Crimes of sexual violence among teen-agers—how can we respond?

It's the kind of subject that most of us don't like to talk about. We may even want to pretend it doesn't exist. But no one can escape the headlines: a jogger is raped and brutally beaten by a gang of teen-agers; a seventeen-year-old girl with a mental impairment is sexually attacked by a group of boys, some of whom she has known since grammar school. The first of these attacks takes place in New York City; the second, in a fashionable suburban community. One is perpetrated by Hispanic and black youth; the other by middle-class whites.
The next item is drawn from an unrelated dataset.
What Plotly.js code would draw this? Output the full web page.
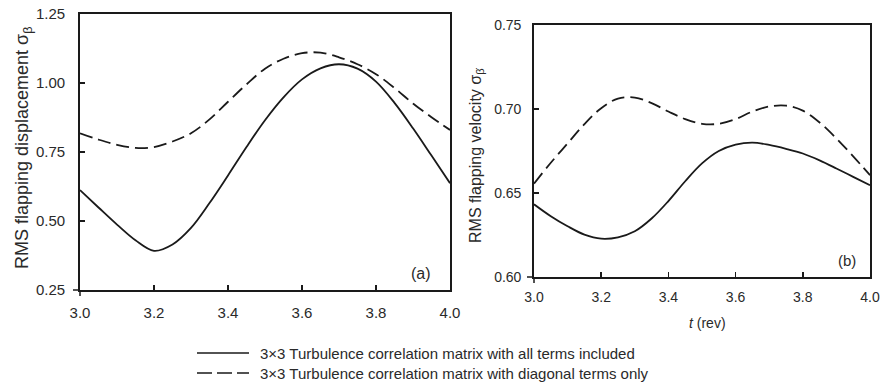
<!DOCTYPE html>
<html>
<head>
<meta charset="utf-8">
<script src="https://cdn.plot.ly/plotly-3.0.1.min.js"></script>
<style>
  html, body { margin: 0; padding: 0; background: #fff; }
  #chart { width: 882px; height: 387px; }
</style>
</head>
<body>
<div id="chart"></div>
<script>
// Time in revolutions
const tRev = [3.00, 3.05, 3.10, 3.15, 3.20, 3.25, 3.30, 3.35, 3.40, 3.45, 3.50,
              3.55, 3.60, 3.65, 3.70, 3.75, 3.80, 3.85, 3.90, 3.95, 4.00];

// (a) RMS flapping displacement
const dispAllTerms = [0.612, 0.549, 0.487, 0.430, 0.392, 0.415, 0.475, 0.565, 0.665, 0.768, 0.865,
                      0.948, 1.013, 1.053, 1.068, 1.052, 1.005, 0.928, 0.836, 0.737, 0.637];
const dispDiagonal = [0.818, 0.795, 0.776, 0.765, 0.768, 0.788, 0.818, 0.868, 0.932, 0.995, 1.052,
                      1.088, 1.108, 1.110, 1.093, 1.068, 1.032, 0.982, 0.926, 0.876, 0.830];

// (b) RMS flapping velocity
const velAllTerms = [0.6433, 0.6362, 0.6302, 0.6252, 0.6228, 0.6236, 0.6272, 0.6348, 0.6452, 0.6570, 0.6676,
                     0.6750, 0.6788, 0.6800, 0.6786, 0.6763, 0.6735, 0.6694, 0.6646, 0.6596, 0.6546];
const velDiagonal = [0.6556, 0.6680, 0.6795, 0.6910, 0.7005, 0.7062, 0.7068, 0.7035, 0.6985, 0.6940, 0.6912,
                     0.6912, 0.6940, 0.6985, 0.7015, 0.7020, 0.6990, 0.6920, 0.6825, 0.6718, 0.6606];

const seriesNames = [
  '3\u00d73 Turbulence correlation matrix with all terms included',
  '3\u00d73 Turbulence correlation matrix with diagonal terms only'
];
const xTicks = [3.0, 3.2, 3.4, 3.6, 3.8, 4.0];
const xTickText = ['3.0', '3.2', '3.4', '3.6', '3.8', '4.0'];
const yTicksA = [0.25, 0.50, 0.75, 1.00, 1.25];
const yTicksB = [0.60, 0.65, 0.70, 0.75];

const W = 882, H = 387;
const FONT = '"Liberation Sans", Arial, Helvetica, sans-serif';
const INK = '#1a1a1a';
const TXT = '#2a2a2a';
const DASH = '13px,6px';

// panel boxes in pixels: [left, right, top, bottom]
const boxA = [80, 450, 14, 290];
const boxB = [534, 870, 25, 277];
const px = v => v / W;
const py = v => 1 - v / H;

function lineTrace(y, xa, ya, dashed) {
  return {
    x: tRev, y: y, xaxis: xa, yaxis: ya, type: 'scatter', mode: 'lines',
    line: { color: INK, width: 1.8, shape: 'spline', smoothing: 1, dash: dashed ? DASH : 'solid' },
    showlegend: false, hoverinfo: 'skip'
  };
}

const data = [
  lineTrace(dispAllTerms, 'x', 'y', false),
  lineTrace(dispDiagonal, 'x', 'y', true),
  lineTrace(velAllTerms, 'x2', 'y2', false),
  lineTrace(velDiagonal, 'x2', 'y2', true)
];

function xAxis(box, fs, standoff, anchor) {
  return {
    domain: [px(box[0]), px(box[1])], anchor: anchor,
    range: [3.0, 4.0], tickvals: xTicks, ticktext: xTickText,
    ticks: 'inside', ticklen: 5, tickwidth: 1.5, tickcolor: INK,
    showline: true, linecolor: INK, linewidth: 1.8, mirror: true,
    showgrid: false, zeroline: false, fixedrange: true,
    tickfont: { family: FONT, size: fs, color: TXT }, ticklabelstandoff: standoff
  };
}
function yAxis(box, range, vals, fs, standoff, anchor) {
  return {
    domain: [py(box[3]), py(box[2])], anchor: anchor,
    range: range, tickvals: vals, ticktext: vals.map(v => v.toFixed(2)),
    ticks: 'inside', ticklen: 5, tickwidth: 1.5, tickcolor: INK,
    showline: true, linecolor: INK, linewidth: 1.8, mirror: true,
    showgrid: false, zeroline: false, fixedrange: true,
    tickfont: { family: FONT, size: fs, color: TXT }, ticklabelstandoff: standoff
  };
}

// small crossing marks at each panel's lower-left corner
function cornerMarks(box) {
  return [
    { type: 'line', xref: 'paper', yref: 'paper', x0: px(box[0] - 7), x1: px(box[0]), y0: py(box[3]), y1: py(box[3]),
      line: { color: INK, width: 1.5 } },
    { type: 'line', xref: 'paper', yref: 'paper', x0: px(box[0]), x1: px(box[0]), y0: py(box[3]), y1: py(box[3] + 6),
      line: { color: INK, width: 1.5 } }
  ];
}

// legend rows drawn below the panels
const legY = [353, 373];
const legendShapes = legY.map((yy, i) => ({
  type: 'line', xref: 'paper', yref: 'paper', x0: px(197), x1: px(249), y0: py(yy), y1: py(yy),
  line: { color: INK, width: 1.6, dash: i === 0 ? 'solid' : '15px,5px' }
}));
const legendText = legY.map((yy, i) => ({
  xref: 'paper', yref: 'paper', x: px(258), y: py(yy), xanchor: 'left', yanchor: 'middle',
  text: seriesNames[i], showarrow: false, font: { family: FONT, size: 15, color: TXT }
}));

const layout = {
  width: W, height: H,
  margin: { l: 0, r: 0, t: 0, b: 0 },
  paper_bgcolor: '#fff', plot_bgcolor: '#fff',
  showlegend: false,
  xaxis: xAxis(boxA, 15, 8, 'y'),
  yaxis: yAxis(boxA, [0.25, 1.25], yTicksA, 15, 10, 'x'),
  xaxis2: xAxis(boxB, 14, 6, 'y2'),
  yaxis2: yAxis(boxB, [0.60, 0.75], yTicksB, 14, 8, 'x2'),
  shapes: [].concat(cornerMarks(boxA), cornerMarks(boxB), legendShapes),
  annotations: [
    { xref: 'paper', yref: 'paper', x: px(23), y: py(148), textangle: -90,
      text: 'RMS flapping displacement \u03c3<sub>\u03b2</sub>', showarrow: false,
      xanchor: 'center', yanchor: 'middle', font: { family: FONT, size: 18, color: TXT } },
    { xref: 'paper', yref: 'paper', x: px(476), y: py(155), textangle: -90,
      text: 'RMS flapping velocity \u03c3<sub>\u03b2\u0307</sub>', showarrow: false,
      xanchor: 'center', yanchor: 'middle', font: { family: FONT, size: 16, color: TXT } },
    { xref: 'paper', yref: 'paper', x: px(421), y: py(273), text: '(a)', showarrow: false,
      xanchor: 'center', yanchor: 'middle', font: { family: FONT, size: 16, color: TXT } },
    { xref: 'paper', yref: 'paper', x: px(847), y: py(260), text: '(b)', showarrow: false,
      xanchor: 'center', yanchor: 'middle', font: { family: FONT, size: 15, color: TXT } },
    { xref: 'paper', yref: 'paper', x: px(707), y: py(323), text: '<i>t</i> (rev)', showarrow: false,
      xanchor: 'center', yanchor: 'middle', font: { family: FONT, size: 14, color: TXT } }
  ].concat(legendText)
};

Plotly.newPlot('chart', data, layout, { displayModeBar: false, staticPlot: true });
</script>
</body>
</html>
A recent Time magazine report Time, June 5, 1989 . concludes that this kind of "sexual violence by adolescents transcends racial and class lines." Then Time warns, "Such attacks are now increasingly common across the U.S. According to the FBI, the number of arrests for rape committed by boys 18 years old or younger rose by 14.6% between 1983 and 1987."

Of course, the great majority of young people are leading normal, decent lives, contributing in many significant ways to the welfare of society. But unquestionably there is cause for serious concern as violent sexual crimes continue to grow in number and frequency. And perhaps just as troubling is what Time refers to as a growing moral, or mental, numbness affecting adolescent males: "That psychic numbness, predict experts, will have consequences far beyond the increasing victimization of women. If young people do not have a feeling of connectedness with other human beings and if they have no empathy, guilt, shame or sense of responsibility, then ultimately the value of human life will be lost."